The Null Device

The leaden age of music choice

A PhD study into music copyright enforcement (by a former lawyer for ARIA, the Australian RIAA equivalent, no less) has found that consumer choice of music titles has fallen dramatically, with the number of music products released falling 43% between 2001 and 2004; and it's likely to get worse as record labels merge and "rationalise" their catalogues into safely marketable titles. Alex Malik argues that this, and not file sharing, is to blame for falling music sales.
"If you go into a typical CD store these days, there's the new Australian Idol CD and of course there's the other new Australian Idol CD. You'll also find more DVDs and accessories than ever before ... But if your tastes are a little eclectic or go beyond the top 40, you may be in trouble," he said.

Of course, one could argue that the majors are now signing a lot of exciting, energetic indie bands from the underground. Except that this argument falls apart on closer examination; most of the major-label-indie fall into one of several formulaic, easily marketable categories: 70s garage primitivist rockists (think Jet/The Datsuns/Kings of Leon/&c), other radio-friendly post-ironic rehashings of old formulae (Scissor Sisters), easy-listening vaguely-indieish pap like Keane and Badly Drawn Boy, and attempts at The Next Interpol/Franz Ferdinand (or whatever the band of the moment happens to be).

Which is what happens when recording companies become agglomerated into large corporations beholden to shareholders who demand safe returns; in such a model, there is no scope for maverick A&R people to make decisions based on gut instinct or take risks.
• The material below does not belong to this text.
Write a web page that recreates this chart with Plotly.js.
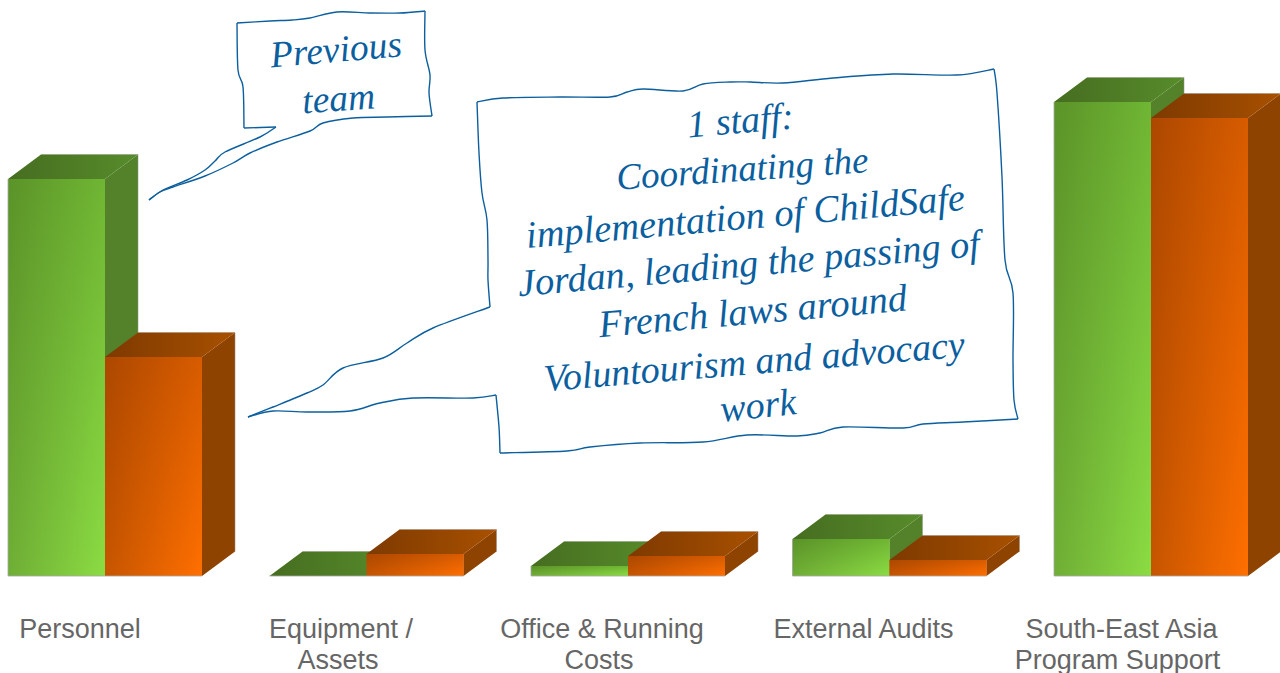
<!DOCTYPE html>
<html>
<head>
<meta charset="utf-8">
<script src="https://cdn.plot.ly/plotly-3.0.1.min.js"></script>
<style>html,body{margin:0;padding:0;background:#fff}#chart{width:1280px;height:673px}</style>
</head>
<body>
<div id="chart"></div>
<script>
// ---- data (heights) ----
const categories = ["Personnel", "Equipment /", "Office & Running", "External Audits", "South-East Asia"];
const categoriesLine2 = ["", "Assets", "Costs", "", "Program Support"];
const previousTeam = [397, 0, 10, 37, 474];
const currentTeam = [219, 22, 20, 16, 458];
const labelOffsets = [-0.0956, -0.0975, -0.0994, -0.0994, -0.113];
const labelOffsetsLine2 = [-0.0956, -0.1090, -0.1109, -0.0994, -0.128];

// ---- geometry of the fake 3D ----
const PX = 261.5, LEFT = 105, BAR = 97 / PX, DX = 33 / PX, DY = 24.5;
const PLOT_H = 610;
const idx = categories.map((_, i) => i);

const green = {base: "#79b83a", left: "#6fae35", right: "#8bdc43", topL: "#466d20", topR: "#578c2b", side: "#54822b", shade: "rgba(25,60,0,0.24)", clear: "rgba(25,60,0,0)", edge: "#8f9a85"};
const orange = {base: "#d95f00", left: "#c65500", right: "#ff6f00", topL: "#7e3a00", topR: "#a85000", side: "#8f4300", shade: "rgba(90,30,0,0.24)", clear: "rgba(90,30,0,0)", edge: "#a08c7c"};

const traces = [];
// real bars, through the library's scales
traces.push({type: "bar", name: "Previous", x: idx, y: previousTeam, width: BAR, marker: {color: green.base, line: {width: 0}}});
traces.push({type: "bar", name: "Current", x: idx, y: currentTeam, width: BAR, marker: {color: orange.base, line: {width: 0}}});

function poly(x, y, extra) {
  return Object.assign({type: "scatter", mode: "lines", x, y, fill: "toself", line: {width: 0}, hoverinfo: "skip", showlegend: false}, extra);
}
function addBar(i, h, side, c) {
  const x0 = i + (side < 0 ? -BAR : 0), x1 = x0 + BAR;
  // side face
  if (h > 0) traces.push(poly([x1, x1 + DX, x1 + DX, x1, x1], [0, DY, h + DY, h, 0], {fillcolor: c.side}));
  // top face
  traces.push(poly([x0, x0 + DX, x1 + DX, x1, x0], [h, h + DY, h + DY, h, h], {
    fillgradient: {type: "horizontal", colorscale: [[0, c.topL], [1, c.topR]], start: x0, stop: x1 + DX}
  }));
  // front face: horizontal light sweep plus a vertical shade
  if (h > 0) {
    traces.push(poly([x0, x1, x1, x0, x0], [0, 0, h, h, 0], {
      fillgradient: {type: "horizontal", colorscale: [[0, c.left], [1, c.right]], start: x0, stop: x1}
    }));
    traces.push(poly([x0, x1, x1, x0, x0], [0, 0, h, h, 0], {
      fillgradient: {type: "vertical", colorscale: [[0, c.shade], [1, c.clear]], start: h, stop: 0}
    }));
  }
  // thin grey rim along the back edge
  traces.push({type: "scatter", mode: "lines", x: [x0 + DX, x1 + DX, x1 + DX], y: [h + DY, h + DY, DY], line: {width: 1, color: c.edge}, opacity: 0.55, hoverinfo: "skip", showlegend: false});
}
idx.forEach(i => {
  addBar(i, previousTeam[i], -1, green);
  addBar(i, currentTeam[i], 1, orange);
  traces.push({type: "scatter", mode: "lines",
    x: [i - BAR, i - BAR, null, i - BAR, i + BAR], y: [previousTeam[i], 0, null, 0, 0],
    line: {width: 1, color: "#a8a8a8"}, opacity: 0.8, hoverinfo: "skip", showlegend: false});
});
// carrier for the axis holding the second line of the category labels
traces.push({type: "scatter", mode: "none", x: idx, y: currentTeam, xaxis: "x2", hoverinfo: "skip", showlegend: false});

// ---- hand-drawn callouts ----
function smooth(points) {
  let d = "";
  const P = points.map(p => [p[0] / 1280, 1 - p[1] / PLOT_H]);
  for (let i = 0; i < P.length - 1; i++) {
    const p0 = P[Math.max(i - 1, 0)], p1 = P[i], p2 = P[i + 1], p3 = P[Math.min(i + 2, P.length - 1)];
    const c1 = [p1[0] + (p2[0] - p0[0]) / 6, p1[1] + (p2[1] - p0[1]) / 6];
    const c2 = [p2[0] - (p3[0] - p1[0]) / 6, p2[1] - (p3[1] - p1[1]) / 6];
    d += (i === 0 ? "M" + p1[0] + "," + p1[1] : "") + " C" + c1 + " " + c2 + " " + p2;
  }
  return d;
}
const ink = "#0c5f9f";
const outlines = [
  // small balloon
  [[149,200],[163,190],[187,180],[205,170],[215,161],[225,152],[260,137],[276,127]],
  [[276,127],[244,128]],
  [[244,128],[243,87],[238,70],[237,23]],
  [[237,23],[270,21],[292,20],[310,18],[337,12],[370,13],[400,13],[425,11]],
  [[425,11],[425,50],[430,75],[429,93],[432,116]],
  [[432,116],[387,117],[353,118],[323,123],[310,131],[277,142],[250,153],[233,163],[205,176],[173,187],[160,192],[149,200]],
  // large balloon
  [[248,417],[273,407],[307,393],[323,385],[343,368],[383,358],[407,343],[433,328],[490,307]],
  [[490,307],[488,280],[488,260],[487,220],[482,193],[479,153],[477,102]],
  [[477,102],[503,98],[560,97],[610,97],[627,92],[643,89],[683,91],[703,84],[730,82],[750,82],[783,83],[833,78],[893,74],[957,75],[994,69]],
  [[994,69],[997,93],[1002,177],[1005,260],[1013,293],[1013,360],[1014,400],[1018,419]],
  [[1018,419],[963,422],[923,424],[903,428],[843,427],[820,433],[797,436],[747,435],[703,442],[640,443],[590,447],[567,451],[500,453]],
  [[500,453],[499,427],[496,395]],
  [[496,395],[473,398],[413,398],[380,403],[350,411],[307,412],[273,411],[248,417]]
];
const shapes = outlines.map(o => ({type: "path", xref: "paper", yref: "paper", path: smooth(o), line: {color: ink, width: 1.4}, layer: "above"}));

function note(text, cx, cy, angle, size) {
  return {xref: "paper", yref: "paper", x: cx / 1280, y: 1 - cy / PLOT_H, xanchor: "center", yanchor: "middle",
    text: "<i>" + text + "</i>", showarrow: false, textangle: angle,
    font: {family: "Liberation Serif", size: size, color: ink}};
}
const annotations = [
  note("Previous", 335, 50, -5, 37.5),
  note("team", 338, 98, -4, 37.5),
  note("1 staff:", 740, 120, -5, 38),
  note("Coordinating the", 742, 168, -4, 37),
  note("implementation of ChildSafe", 745, 216, -5, 38.5),
  note("Jordan, leading the passing of", 751, 263, -5, 38.3),
  note("French laws around", 752, 311, -5, 38.5),
  note("Voluntourism and advocacy", 754, 361, -4.7, 38),
  note("work", 758, 405, -6, 38)
];

const xRange = [-LEFT / PX, (1280 - LEFT) / PX];
const labelFont = {family: "Liberation Sans", size: 27, color: "#666666"};
const layout = {
  width: 1280, height: 673, margin: {l: 0, r: 0, t: 0, b: 63},
  paper_bgcolor: "#fff", plot_bgcolor: "#fff", showlegend: false, hovermode: false,
  barmode: "group", bargap: 1 - 2 * BAR, bargroupgap: 0,
  xaxis: {range: xRange, tickmode: "array",
    tickvals: idx.map(i => i + labelOffsets[i]), ticktext: categories, tickangle: 0,
    tickfont: labelFont, showgrid: false, zeroline: false, showline: false, ticks: "", fixedrange: true},
  xaxis2: {range: xRange, overlaying: "x", anchor: "y", side: "bottom", tickmode: "array",
    tickvals: idx.map(i => i + labelOffsetsLine2[i]), ticktext: categoriesLine2, tickangle: 0,
    tickfont: labelFont, ticklabelstandoff: 31, showgrid: false, zeroline: false, showline: false, ticks: "", fixedrange: true},
  yaxis: {range: [-34, 576], visible: false, fixedrange: true},
  shapes, annotations
};
Plotly.newPlot("chart", traces, layout, {displayModeBar: false, staticPlot: true});
</script>
</body>
</html>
But that's OK; with modern market research methodologies, there is no need for such archaic and unreliable practices, when formulae can me made up to please enough of the market. The same has happened in Hollywood, where all scripts are plotted out with special script-writing software that ensures that characters move and develop like automata along pre-programmed tracks. The scriptwriter only has to flesh things out.